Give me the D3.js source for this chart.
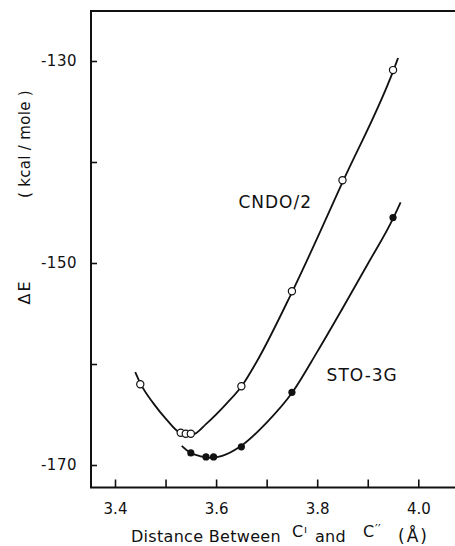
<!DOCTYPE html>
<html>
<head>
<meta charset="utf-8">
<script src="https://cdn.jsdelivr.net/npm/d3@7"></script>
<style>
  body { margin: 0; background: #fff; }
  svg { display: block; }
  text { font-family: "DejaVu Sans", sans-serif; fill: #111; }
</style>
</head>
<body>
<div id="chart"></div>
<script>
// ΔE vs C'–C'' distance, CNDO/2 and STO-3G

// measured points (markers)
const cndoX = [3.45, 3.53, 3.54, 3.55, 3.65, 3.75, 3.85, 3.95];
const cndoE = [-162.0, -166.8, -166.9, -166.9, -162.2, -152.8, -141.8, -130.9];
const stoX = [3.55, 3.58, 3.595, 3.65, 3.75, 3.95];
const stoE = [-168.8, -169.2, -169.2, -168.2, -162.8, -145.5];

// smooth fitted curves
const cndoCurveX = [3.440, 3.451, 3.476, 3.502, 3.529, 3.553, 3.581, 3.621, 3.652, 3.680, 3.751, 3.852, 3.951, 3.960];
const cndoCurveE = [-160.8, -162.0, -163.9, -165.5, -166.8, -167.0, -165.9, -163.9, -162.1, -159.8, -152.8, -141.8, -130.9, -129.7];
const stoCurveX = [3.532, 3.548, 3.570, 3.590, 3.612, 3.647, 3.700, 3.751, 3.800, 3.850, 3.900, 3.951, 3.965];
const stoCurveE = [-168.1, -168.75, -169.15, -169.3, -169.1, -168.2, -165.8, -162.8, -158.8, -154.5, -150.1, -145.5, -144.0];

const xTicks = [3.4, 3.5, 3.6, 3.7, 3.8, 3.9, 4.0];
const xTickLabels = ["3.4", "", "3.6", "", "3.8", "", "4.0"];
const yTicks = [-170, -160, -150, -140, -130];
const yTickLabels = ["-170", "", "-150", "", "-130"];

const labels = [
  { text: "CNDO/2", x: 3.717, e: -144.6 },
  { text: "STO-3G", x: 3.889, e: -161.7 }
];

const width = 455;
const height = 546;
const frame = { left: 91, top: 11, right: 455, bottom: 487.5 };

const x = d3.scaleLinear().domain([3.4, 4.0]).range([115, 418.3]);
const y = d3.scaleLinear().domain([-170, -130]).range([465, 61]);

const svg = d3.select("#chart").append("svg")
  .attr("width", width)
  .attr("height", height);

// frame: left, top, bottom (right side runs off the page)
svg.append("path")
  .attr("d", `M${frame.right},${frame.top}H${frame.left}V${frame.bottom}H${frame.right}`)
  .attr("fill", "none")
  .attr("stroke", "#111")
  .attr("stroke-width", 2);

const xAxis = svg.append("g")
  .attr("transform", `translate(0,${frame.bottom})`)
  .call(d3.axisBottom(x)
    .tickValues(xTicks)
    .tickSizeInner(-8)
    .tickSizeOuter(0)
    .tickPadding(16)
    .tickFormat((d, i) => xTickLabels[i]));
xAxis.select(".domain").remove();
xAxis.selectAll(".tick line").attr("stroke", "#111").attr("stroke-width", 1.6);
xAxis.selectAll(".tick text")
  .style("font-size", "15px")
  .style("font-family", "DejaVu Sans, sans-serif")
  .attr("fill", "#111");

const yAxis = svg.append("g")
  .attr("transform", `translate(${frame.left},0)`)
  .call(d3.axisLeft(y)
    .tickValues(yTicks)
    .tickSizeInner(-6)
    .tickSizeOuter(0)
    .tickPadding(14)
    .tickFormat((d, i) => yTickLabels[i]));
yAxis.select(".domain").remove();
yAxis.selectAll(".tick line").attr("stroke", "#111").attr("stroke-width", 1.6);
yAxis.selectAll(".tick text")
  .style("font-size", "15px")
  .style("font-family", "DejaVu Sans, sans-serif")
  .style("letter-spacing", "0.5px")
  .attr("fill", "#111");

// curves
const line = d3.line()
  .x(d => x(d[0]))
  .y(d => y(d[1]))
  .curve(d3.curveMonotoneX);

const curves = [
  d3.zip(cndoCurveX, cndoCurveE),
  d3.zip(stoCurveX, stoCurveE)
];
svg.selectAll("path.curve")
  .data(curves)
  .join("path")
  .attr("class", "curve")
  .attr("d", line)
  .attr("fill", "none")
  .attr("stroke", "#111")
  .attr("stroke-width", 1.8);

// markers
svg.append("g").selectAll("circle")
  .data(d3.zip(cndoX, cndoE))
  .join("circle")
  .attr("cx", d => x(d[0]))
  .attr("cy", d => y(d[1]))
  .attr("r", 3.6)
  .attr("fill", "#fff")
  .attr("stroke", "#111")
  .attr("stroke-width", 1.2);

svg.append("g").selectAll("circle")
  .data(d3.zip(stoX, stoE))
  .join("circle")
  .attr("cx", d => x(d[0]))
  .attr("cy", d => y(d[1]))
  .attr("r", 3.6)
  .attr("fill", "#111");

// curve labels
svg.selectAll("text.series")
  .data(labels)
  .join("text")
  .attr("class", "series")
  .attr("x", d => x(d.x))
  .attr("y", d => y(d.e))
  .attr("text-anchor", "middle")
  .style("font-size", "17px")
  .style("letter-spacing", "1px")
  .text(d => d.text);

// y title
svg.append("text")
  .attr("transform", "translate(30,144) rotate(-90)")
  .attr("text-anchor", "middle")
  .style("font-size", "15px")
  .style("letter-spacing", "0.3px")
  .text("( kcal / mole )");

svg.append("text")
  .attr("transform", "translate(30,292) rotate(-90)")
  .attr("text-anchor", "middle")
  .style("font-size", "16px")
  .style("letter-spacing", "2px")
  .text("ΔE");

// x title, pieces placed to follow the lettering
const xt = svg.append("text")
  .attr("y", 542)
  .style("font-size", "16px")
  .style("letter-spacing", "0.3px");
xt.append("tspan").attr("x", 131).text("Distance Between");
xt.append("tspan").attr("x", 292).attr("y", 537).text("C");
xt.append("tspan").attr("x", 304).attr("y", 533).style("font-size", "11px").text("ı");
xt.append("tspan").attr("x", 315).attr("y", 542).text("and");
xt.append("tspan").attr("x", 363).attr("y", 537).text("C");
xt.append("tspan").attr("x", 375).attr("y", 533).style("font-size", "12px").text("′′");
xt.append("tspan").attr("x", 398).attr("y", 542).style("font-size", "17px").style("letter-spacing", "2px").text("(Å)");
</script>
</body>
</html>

* Goal *
Without the pictures, repeat the listing above exactly.

* The answer *
Give me the D3.js source for this chart.
<!DOCTYPE html>
<html>
<head>
<meta charset="utf-8">
<script src="https://cdn.jsdelivr.net/npm/d3@7"></script>
<style>
  body { margin: 0; background: #fff; }
  svg { display: block; }
  text { font-family: "DejaVu Sans", sans-serif; fill: #111; }
</style>
</head>
<body>
<div id="chart"></div>
<script>
// ΔE vs C'–C'' distance, CNDO/2 and STO-3G

// measured points (markers)
const cndoX = [3.45, 3.53, 3.54, 3.55, 3.65, 3.75, 3.85, 3.95];
const cndoE = [-162.0, -166.8, -166.9, -166.9, -162.2, -152.8, -141.8, -130.9];
const stoX = [3.55, 3.58, 3.595, 3.65, 3.75, 3.95];
const stoE = [-168.8, -169.2, -169.2, -168.2, -162.8, -145.5];

// smooth fitted curves
const cndoCurveX = [3.440, 3.451, 3.476, 3.502, 3.529, 3.553, 3.581, 3.621, 3.652, 3.680, 3.751, 3.852, 3.951, 3.960];
const cndoCurveE = [-160.8, -162.0, -163.9, -165.5, -166.8, -167.0, -165.9, -163.9, -162.1, -159.8, -152.8, -141.8, -130.9, -129.7];
const stoCurveX = [3.532, 3.548, 3.570, 3.590, 3.612, 3.647, 3.700, 3.751, 3.800, 3.850, 3.900, 3.951, 3.965];
const stoCurveE = [-168.1, -168.75, -169.15, -169.3, -169.1, -168.2, -165.8, -162.8, -158.8, -154.5, -150.1, -145.5, -144.0];

const xTicks = [3.4, 3.5, 3.6, 3.7, 3.8, 3.9, 4.0];
const xTickLabels = ["3.4", "", "3.6", "", "3.8", "", "4.0"];
const yTicks = [-170, -160, -150, -140, -130];
const yTickLabels = ["-170", "", "-150", "", "-130"];

const labels = [
  { text: "CNDO/2", x: 3.717, e: -144.6 },
  { text: "STO-3G", x: 3.889, e: -161.7 }
];

const width = 455;
const height = 546;
const frame = { left: 91, top: 11, right: 455, bottom: 487.5 };

const x = d3.scaleLinear().domain([3.4, 4.0]).range([115, 418.3]);
const y = d3.scaleLinear().domain([-170, -130]).range([465, 61]);

const svg = d3.select("#chart").append("svg")
  .attr("width", width)
  .attr("height", height);

// frame: left, top, bottom (right side runs off the page)
svg.append("path")
  .attr("d", `M${frame.right},${frame.top}H${frame.left}V${frame.bottom}H${frame.right}`)
  .attr("fill", "none")
  .attr("stroke", "#111")
  .attr("stroke-width", 2);

const xAxis = svg.append("g")
  .attr("transform", `translate(0,${frame.bottom})`)
  .call(d3.axisBottom(x)
    .tickValues(xTicks)
    .tickSizeInner(-8)
    .tickSizeOuter(0)
    .tickPadding(16)
    .tickFormat((d, i) => xTickLabels[i]));
xAxis.select(".domain").remove();
xAxis.selectAll(".tick line").attr("stroke", "#111").attr("stroke-width", 1.6);
xAxis.selectAll(".tick text")
  .style("font-size", "15px")
  .style("font-family", "DejaVu Sans, sans-serif")
  .attr("fill", "#111");

const yAxis = svg.append("g")
  .attr("transform", `translate(${frame.left},0)`)
  .call(d3.axisLeft(y)
    .tickValues(yTicks)
    .tickSizeInner(-6)
    .tickSizeOuter(0)
    .tickPadding(14)
    .tickFormat((d, i) => yTickLabels[i]));
yAxis.select(".domain").remove();
yAxis.selectAll(".tick line").attr("stroke", "#111").attr("stroke-width", 1.6);
yAxis.selectAll(".tick text")
  .style("font-size", "15px")
  .style("font-family", "DejaVu Sans, sans-serif")
  .style("letter-spacing", "0.5px")
  .attr("fill", "#111");

// curves
const line = d3.line()
  .x(d => x(d[0]))
  .y(d => y(d[1]))
  .curve(d3.curveMonotoneX);

const curves = [
  d3.zip(cndoCurveX, cndoCurveE),
  d3.zip(stoCurveX, stoCurveE)
];
svg.selectAll("path.curve")
  .data(curves)
  .join("path")
  .attr("class", "curve")
  .attr("d", line)
  .attr("fill", "none")
  .attr("stroke", "#111")
  .attr("stroke-width", 1.8);

// markers
svg.append("g").selectAll("circle")
  .data(d3.zip(cndoX, cndoE))
  .join("circle")
  .attr("cx", d => x(d[0]))
  .attr("cy", d => y(d[1]))
  .attr("r", 3.6)
  .attr("fill", "#fff")
  .attr("stroke", "#111")
  .attr("stroke-width", 1.2);

svg.append("g").selectAll("circle")
  .data(d3.zip(stoX, stoE))
  .join("circle")
  .attr("cx", d => x(d[0]))
  .attr("cy", d => y(d[1]))
  .attr("r", 3.6)
  .attr("fill", "#111");

// curve labels
svg.selectAll("text.series")
  .data(labels)
  .join("text")
  .attr("class", "series")
  .attr("x", d => x(d.x))
  .attr("y", d => y(d.e))
  .attr("text-anchor", "middle")
  .style("font-size", "17px")
  .style("letter-spacing", "1px")
  .text(d => d.text);

// y title
svg.append("text")
  .attr("transform", "translate(30,144) rotate(-90)")
  .attr("text-anchor", "middle")
  .style("font-size", "15px")
  .style("letter-spacing", "0.3px")
  .text("( kcal / mole )");

svg.append("text")
  .attr("transform", "translate(30,292) rotate(-90)")
  .attr("text-anchor", "middle")
  .style("font-size", "16px")
  .style("letter-spacing", "2px")
  .text("ΔE");

// x title, pieces placed to follow the lettering
const xt = svg.append("text")
  .attr("y", 542)
  .style("font-size", "16px")
  .style("letter-spacing", "0.3px");
xt.append("tspan").attr("x", 131).text("Distance Between");
xt.append("tspan").attr("x", 292).attr("y", 537).text("C");
xt.append("tspan").attr("x", 304).attr("y", 533).style("font-size", "11px").text("ı");
xt.append("tspan").attr("x", 315).attr("y", 542).text("and");
xt.append("tspan").attr("x", 363).attr("y", 537).text("C");
xt.append("tspan").attr("x", 375).attr("y", 533).style("font-size", "12px").text("′′");
xt.append("tspan").attr("x", 398).attr("y", 542).style("font-size", "17px").style("letter-spacing", "2px").text("(Å)");
</script>
</body>
</html>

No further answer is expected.